The incredible power of a place named Cow Ford


John Hennessy:

This morning I attended, and spoke at, Crossing the Rappahannock: A Pilgrimage to Freedom. The event, put on by the African American Heritage Alliance of Culpeper county, headed by Zann Nelson and Howard Lambert, commemorated the 150th anniversary of the Preliminary Emancipation Proclamation by visiting the site of the famous August 19, 1862 photograph of slaves crossing the Rappahannock. (We have written about that photograph here and here.) It’s likely that since the war, not a hundred people have been to the site for historical purposes–and maybe not a dozen with knowledge of the site’s association with the famous photograph. In that sense and others, it was an extraordinary morning.

I spoke, as did the indomitable Bud Hall, and Dr. Dianne Swann-Wright (she was the keynote, and rightly so).

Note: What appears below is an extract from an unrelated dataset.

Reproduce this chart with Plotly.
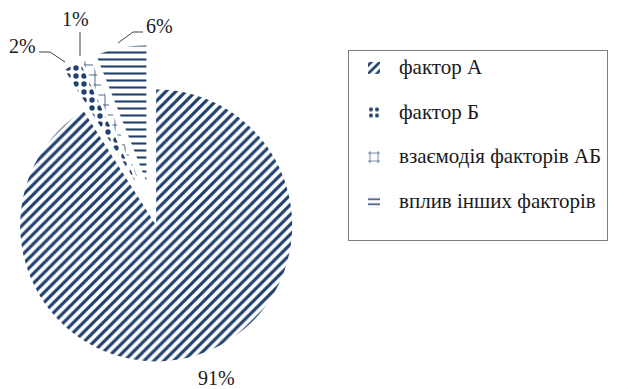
import math
import plotly.graph_objects as go

# ---- data ----
labels = ["фактор А", "фактор Б", "взаємодія факторів АБ", "вплив інших факторів"]
values = [91, 2, 1, 6]

# ---- styling ----
pattern_shapes = ["/", ".", "+", "-"]
pattern_sizes = [7, 8, 10, 7]
pattern_solidity = [0.45, 0.35, 0.15, 0.3]
pull_px = [15, 30, 28, 30]          # explosion distance of each slice (px)
label_px = [(216, 378), (22, 46), (75, 19), (159, 26)]   # percentage label centres (px)
leaders_px = [None, [(39, 52), (50, 52), (65, 62)], [(80, 32), (80, 56)],
              [(143, 32), (133, 32), (118, 43)]]

NAVY = "#1F3F6F"
FONT = "Liberation Serif"
W, H = 628, 389
R = 136
OX, OY = 152, 211

total = sum(values)
bis = []
cum = 0
for v in values:
    bis.append((cum + v / 2) / total * 2 * math.pi)
    cum += v

fig = go.Figure()

# legend-only trace (tiny, invisible pie)
legend_labels = [f"<span style='font-size:21px'>{l}</span><br>\u00a0" for l in labels]
fig.add_trace(go.Pie(
    labels=legend_labels, values=values, sort=False,
    direction="clockwise", rotation=0,
    marker=dict(colors=["white"] * 4, line=dict(width=0),
                pattern=dict(shape=pattern_shapes, size=[6, 6, 8, 5],
                             solidity=pattern_solidity, fgcolor=NAVY, bgcolor="white")),
    domain=dict(x=[0.999, 1], y=[0, 0.001]),
    textinfo="none", hoverinfo="skip", showlegend=True))

for i in range(len(values)):
    cx = OX + pull_px[i] * math.sin(bis[i])
    cy = OY - pull_px[i] * math.cos(bis[i])
    colors = ["rgba(0,0,0,0)"] * len(values)
    colors[i] = "white"
    shapes = [""] * len(values)
    shapes[i] = pattern_shapes[i]
    fig.add_trace(go.Pie(
        labels=labels, values=values, sort=False, direction="clockwise", rotation=0,
        marker=dict(colors=colors, line=dict(width=0),
                    pattern=dict(shape=shapes, size=pattern_sizes, solidity=pattern_solidity,
                                 fgcolor=NAVY, bgcolor="white")),
        domain=dict(x=[(cx - R) / W, (cx + R) / W], y=[1 - (cy + R) / H, 1 - (cy - R) / H]),
        textinfo="none", hoverinfo="skip", showlegend=False))

annotations = []
for i, v in enumerate(values):
    x, y = label_px[i]
    annotations.append(dict(
        x=x / W, y=1 - y / H, xref="paper", yref="paper", showarrow=False,
        text=f"{round(v / total * 100)}%", font=dict(family=FONT, size=20, color="#1a1a1a"),
        xanchor="center", yanchor="middle"))

shapes_layout = []
for pts in leaders_px:
    if not pts:
        continue
    path = "M " + " L ".join(f"{px / W},{1 - py / H}" for px, py in pts)
    shapes_layout.append(dict(type="path", xref="paper", yref="paper", path=path,
                              line=dict(color="#404040", width=1)))

fig.update_layout(
    width=W, height=H,
    margin=dict(l=0, r=0, t=0, b=0),
    paper_bgcolor="white", plot_bgcolor="white",
    font=dict(family=FONT, color="#1a1a1a"),
    showlegend=True,
    legend=dict(x=348 / W, y=1 - 50 / H, xanchor="left", yanchor="top",
                bordercolor="#7f7f7f", borderwidth=1, bgcolor="white",
                font=dict(family=FONT, size=16, color="#1a1a1a"),
                valign="top", itemwidth=40),
    annotations=annotations,
    shapes=shapes_layout,
)

fig.write_html("out.html")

Everyone did well, but it occurred to me as the morning went on that not a person there would have remembered beyond dinnertime any of the profound thoughts we conveyed if we had been in a banquet hall or lecture room, or in Minnesota or Maryland. What we said assumed true meaning and (I hope) memorability by virtue of where we were. The place–it alone ensured t that anyone who made the journey to the river will never forget their experience.

I’d say that between 300 and 350 people attended, all of them intent on getting close to a historic moment and place that most of them had not known about until a few months ago.